= Intifada on the Hudson =

Intifada on the Hudson: How Israel Is Losing the Young People of the West (אינתיפאדה על ההדסון – איך ישראל מאבדת את צעירי המערב) is a book written by Ofir Dayan and published in August 2025 by Yedioth Books.

==Summary==
The book deals with the cultural, ideological, and political effects of the events that followed the 7 October massacre of 2023 on attitudes toward the State of Israel and the Jewish people in the United States and in Western countries generally, and especially on academic campuses.

The book examines the shift in public opinion among young people in the West toward Israel, and analyzes how Jews and Israel came to be seen as privileged oppressors rather than an admired "underdog".

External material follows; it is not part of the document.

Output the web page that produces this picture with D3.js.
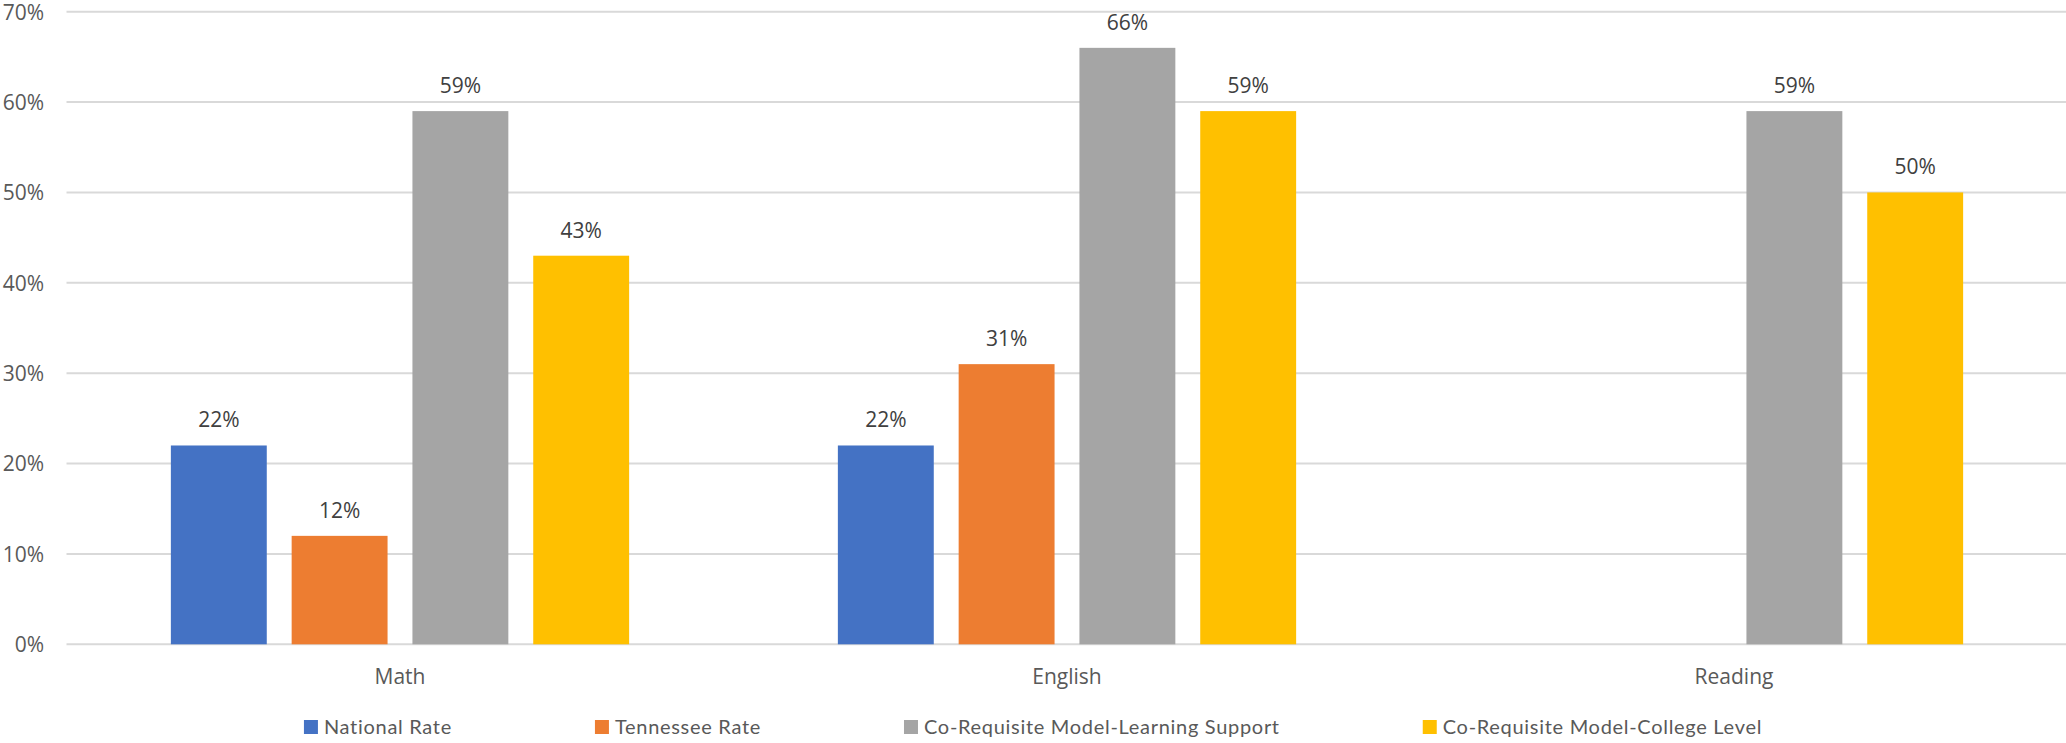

In addition, the book describes how the word "Zionist" became a slur in the eyes of educated, liberal young people, and presents the strategic challenges Israel faces in winning public support in the West. Dayan, who served as president of the Students Supporting Israel chapter at Columbia University, analyzes these trends on the basis of her experience, her research, and interviews.

==Reception==
The book was discussed in articles and interviews in the print and broadcast media, as well as at conferences and on podcasts, including a webinar of the Israel Defense and Security Forum (Habithonistim), and on the podcasts Geekonomy, "Unpopular Opinion", and Steimatzky.